Set problem:
In the listing that follows, retype every line from the first through the one containing "fig = go.Figure()". Pictures are to be left out.

Available data:
Begin

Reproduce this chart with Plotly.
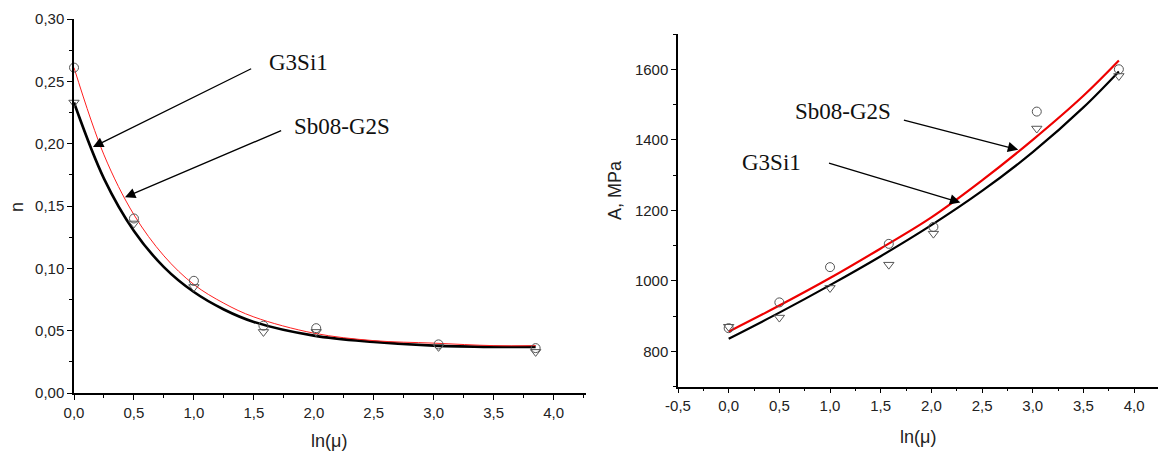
import plotly.graph_objects as go

# ---- data ----
x_pts = [0.0, 0.5, 1.0, 1.58, 2.02, 3.04, 3.85]
n_sb08 = [0.261, 0.140, 0.090, 0.054, 0.052, 0.039, 0.036]
n_g3si1 = [0.233, 0.136, 0.085, 0.049, 0.049, 0.037, 0.033]
A_sb08 = [866, 939, 1039, 1105, 1153, 1480, 1600]
A_g3si1 = [870, 896, 980, 1046, 1134, 1432, 1581]

n_curve_x = [0.0, 0.25, 0.5, 0.75, 1.0, 1.25, 1.5, 2.0, 2.5, 3.0, 3.5, 3.85]
n_fit_sb08 = [0.261, 0.191, 0.143, 0.110, 0.087, 0.072, 0.061, 0.048, 0.042, 0.040, 0.038, 0.038]
n_fit_g3si1 = [0.233, 0.172, 0.130, 0.101, 0.081, 0.067, 0.057, 0.046, 0.041, 0.038, 0.037, 0.037]

A_curve_x = [0.0, 0.5, 1.0, 1.5, 2.0, 2.5, 3.0, 3.5, 3.85]
A_fit_sb08 = [856, 930, 1008, 1092, 1180, 1285, 1400, 1525, 1625]
A_fit_g3si1 = [836, 910, 988, 1070, 1158, 1255, 1365, 1492, 1594]

left_xticks = [0.0, 0.5, 1.0, 1.5, 2.0, 2.5, 3.0, 3.5, 4.0]
left_xlabels = ["0,0", "0,5", "1,0", "1,5", "2,0", "2,5", "3,0", "3,5", "4,0"]
left_yticks = [0.0, 0.05, 0.10, 0.15, 0.20, 0.25, 0.30]
left_ylabels = ["0,00", "0,05", "0,10", "0,15", "0,20", "0,25", "0,30"]
right_xticks = [-0.5, 0.0, 0.5, 1.0, 1.5, 2.0, 2.5, 3.0, 3.5, 4.0]
right_xlabels = ["-0,5", "0,0", "0,5", "1,0", "1,5", "2,0", "2,5", "3,0", "3,5", "4,0"]
right_yticks = [800, 1000, 1200, 1400, 1600]
right_ylabels = ["800", "1000", "1200", "1400", "1600"]

W, H = 1158, 457
TICKFONT = dict(family="Liberation Sans, Arial, sans-serif", size=15, color="#222")
SERIF = dict(family="Liberation Serif, Times New Roman, serif", size=23, color="#111")
MARKER_COL = "#555"

fig = go.Figure()

# left panel
fig.add_trace(go.Scatter(x=n_curve_x, y=n_fit_g3si1, mode="lines", line=dict(color="black", width=2.6, shape="spline"),
                         xaxis="x", yaxis="y", showlegend=False, hoverinfo="skip"))
fig.add_trace(go.Scatter(x=n_curve_x, y=n_fit_sb08, mode="lines", line=dict(color="#ff2020", width=1, shape="spline"),
                         xaxis="x", yaxis="y", showlegend=False, hoverinfo="skip"))
fig.add_trace(go.Scatter(x=x_pts, y=n_sb08, mode="markers",
                         marker=dict(symbol="circle-open", size=9, color=MARKER_COL, line=dict(width=1)),
                         xaxis="x", yaxis="y", showlegend=False, cliponaxis=False))
fig.add_trace(go.Scatter(x=x_pts, y=n_g3si1, mode="markers",
                         marker=dict(symbol="triangle-down-open", size=9, color=MARKER_COL, line=dict(width=1)),
                         xaxis="x", yaxis="y", showlegend=False, cliponaxis=False))

# right panel
fig.add_trace(go.Scatter(x=A_curve_x, y=A_fit_g3si1, mode="lines", line=dict(color="black", width=2.2, shape="spline"),
                         xaxis="x2", yaxis="y2", showlegend=False, hoverinfo="skip"))
fig.add_trace(go.Scatter(x=A_curve_x, y=A_fit_sb08, mode="lines", line=dict(color="#ee0000", width=2.2, shape="spline"),
                         xaxis="x2", yaxis="y2", showlegend=False, hoverinfo="skip"))
fig.add_trace(go.Scatter(x=x_pts, y=A_sb08, mode="markers",
                         marker=dict(symbol="circle-open", size=9, color=MARKER_COL, line=dict(width=1)),
                         xaxis="x2", yaxis="y2", showlegend=False))
fig.add_trace(go.Scatter(x=x_pts, y=A_g3si1, mode="markers",
                         marker=dict(symbol="triangle-down-open", size=9, color=MARKER_COL, line=dict(width=1)),
                         xaxis="x2", yaxis="y2", showlegend=False))

axis_common = dict(showline=True, linecolor="black", linewidth=1.5, ticks="outside", ticklen=5, tickwidth=1.3,
                   tickcolor="black", showgrid=False, zeroline=False, tickfont=TICKFONT, automargin=False)

fig.update_layout(
    template="none",
    width=W, height=H,
    margin=dict(l=0, r=0, t=0, b=0, pad=0),
    paper_bgcolor="white", plot_bgcolor="white",
    xaxis=dict(axis_common, domain=[74 / W, 586 / W], range=[0, 4.27], anchor="y",
               tickvals=left_xticks, ticktext=left_xlabels,
               minor=dict(ticks="outside", ticklen=3, tickcolor="black", dtick=0.25, tick0=0)),
    yaxis=dict(axis_common, domain=[(H - 393) / H, (H - 19) / H], range=[0, 0.30], anchor="x",
               tickvals=left_yticks, ticktext=left_ylabels,
               minor=dict(ticks="outside", ticklen=3, tickcolor="black", dtick=0.025, tick0=0)),
    xaxis2=dict(axis_common, domain=[678 / W, 1.0], range=[-0.5, 4.236], anchor="y2",
                tickvals=right_xticks, ticktext=right_xlabels,
                minor=dict(ticks="outside", ticklen=3, tickcolor="black", dtick=0.25, tick0=0)),
    yaxis2=dict(axis_common, domain=[(H - 386.7) / H, (H - 34) / H], range=[700, 1700], anchor="x2",
                tickvals=right_yticks, ticktext=right_ylabels,
                minor=dict(ticks="outside", ticklen=3, tickcolor="black", dtick=100, tick0=700)),
)

ann = []
TITLEFONT = dict(family="Liberation Sans, Arial, sans-serif", size=18, color="#222")
ann.append(dict(text="n", x=17 / W, y=1 - 207 / H, xref="paper", yref="paper", showarrow=False,
                textangle=-90, font=TITLEFONT, xanchor="center", yanchor="middle"))
ann.append(dict(text="ln(μ)", x=329 / W, y=1 - 441 / H, xref="paper", yref="paper", showarrow=False,
                font=TITLEFONT, xanchor="center", yanchor="middle"))
ann.append(dict(text="A, MPa", x=615 / W, y=1 - 190 / H, xref="paper", yref="paper", showarrow=False,
                textangle=-90, font=TITLEFONT, xanchor="center", yanchor="middle"))
ann.append(dict(text="ln(μ)", x=918 / W, y=1 - 437 / H, xref="paper", yref="paper", showarrow=False,
                font=TITLEFONT, xanchor="center", yanchor="middle"))

# labels
ann.append(dict(text="G3Si1", x=1.61, y=0.2655, xref="x", yref="y", showarrow=False, font=SERIF,
                xanchor="left", yanchor="middle"))
ann.append(dict(text="Sb08-G2S", x=1.82, y=0.2134, xref="x", yref="y", showarrow=False, font=SERIF,
                xanchor="left", yanchor="middle"))
ann.append(dict(text="Sb08-G2S", x=0.63, y=1480, xref="x2", yref="y2", showarrow=False, font=SERIF,
                xanchor="left", yanchor="middle"))
ann.append(dict(text="G3Si1", x=0.108, y=1335, xref="x2", yref="y2", showarrow=False, font=SERIF,
                xanchor="left", yanchor="middle"))

arrow_style = dict(text="", showarrow=True, arrowhead=2, arrowsize=1.6, arrowwidth=1.3, arrowcolor="black",
                   standoff=0, startstandoff=0)
ann.append(dict(arrow_style, x=0.158, y=0.1973, ax=1.49, ay=0.2607, xref="x", yref="y", axref="x", ayref="y"))
ann.append(dict(arrow_style, x=0.425, y=0.157, ax=1.74, ay=0.211, xref="x", yref="y", axref="x", ayref="y"))
ann.append(dict(arrow_style, x=2.857, y=1372, ax=1.714, ay=1457, xref="x2", yref="y2", axref="x2", ayref="y2"))
ann.append(dict(arrow_style, x=2.286, y=1222, ax=0.975, ay=1335, xref="x2", yref="y2", axref="x2", ayref="y2"))

fig.update_layout(annotations=ann)
fig.write_html("out.html", config={"displayModeBar": False},
               post_script="document.body.style.margin='0px';document.body.style.overflow='hidden';")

End

Finished answer:
Reproduce this chart with Plotly.
import plotly.graph_objects as go

# ---- data ----
x_pts = [0.0, 0.5, 1.0, 1.58, 2.02, 3.04, 3.85]
n_sb08 = [0.261, 0.140, 0.090, 0.054, 0.052, 0.039, 0.036]
n_g3si1 = [0.233, 0.136, 0.085, 0.049, 0.049, 0.037, 0.033]
A_sb08 = [866, 939, 1039, 1105, 1153, 1480, 1600]
A_g3si1 = [870, 896, 980, 1046, 1134, 1432, 1581]

n_curve_x = [0.0, 0.25, 0.5, 0.75, 1.0, 1.25, 1.5, 2.0, 2.5, 3.0, 3.5, 3.85]
n_fit_sb08 = [0.261, 0.191, 0.143, 0.110, 0.087, 0.072, 0.061, 0.048, 0.042, 0.040, 0.038, 0.038]
n_fit_g3si1 = [0.233, 0.172, 0.130, 0.101, 0.081, 0.067, 0.057, 0.046, 0.041, 0.038, 0.037, 0.037]

A_curve_x = [0.0, 0.5, 1.0, 1.5, 2.0, 2.5, 3.0, 3.5, 3.85]
A_fit_sb08 = [856, 930, 1008, 1092, 1180, 1285, 1400, 1525, 1625]
A_fit_g3si1 = [836, 910, 988, 1070, 1158, 1255, 1365, 1492, 1594]

left_xticks = [0.0, 0.5, 1.0, 1.5, 2.0, 2.5, 3.0, 3.5, 4.0]
left_xlabels = ["0,0", "0,5", "1,0", "1,5", "2,0", "2,5", "3,0", "3,5", "4,0"]
left_yticks = [0.0, 0.05, 0.10, 0.15, 0.20, 0.25, 0.30]
left_ylabels = ["0,00", "0,05", "0,10", "0,15", "0,20", "0,25", "0,30"]
right_xticks = [-0.5, 0.0, 0.5, 1.0, 1.5, 2.0, 2.5, 3.0, 3.5, 4.0]
right_xlabels = ["-0,5", "0,0", "0,5", "1,0", "1,5", "2,0", "2,5", "3,0", "3,5", "4,0"]
right_yticks = [800, 1000, 1200, 1400, 1600]
right_ylabels = ["800", "1000", "1200", "1400", "1600"]

W, H = 1158, 457
TICKFONT = dict(family="Liberation Sans, Arial, sans-serif", size=15, color="#222")
SERIF = dict(family="Liberation Serif, Times New Roman, serif", size=23, color="#111")
MARKER_COL = "#555"

fig = go.Figure()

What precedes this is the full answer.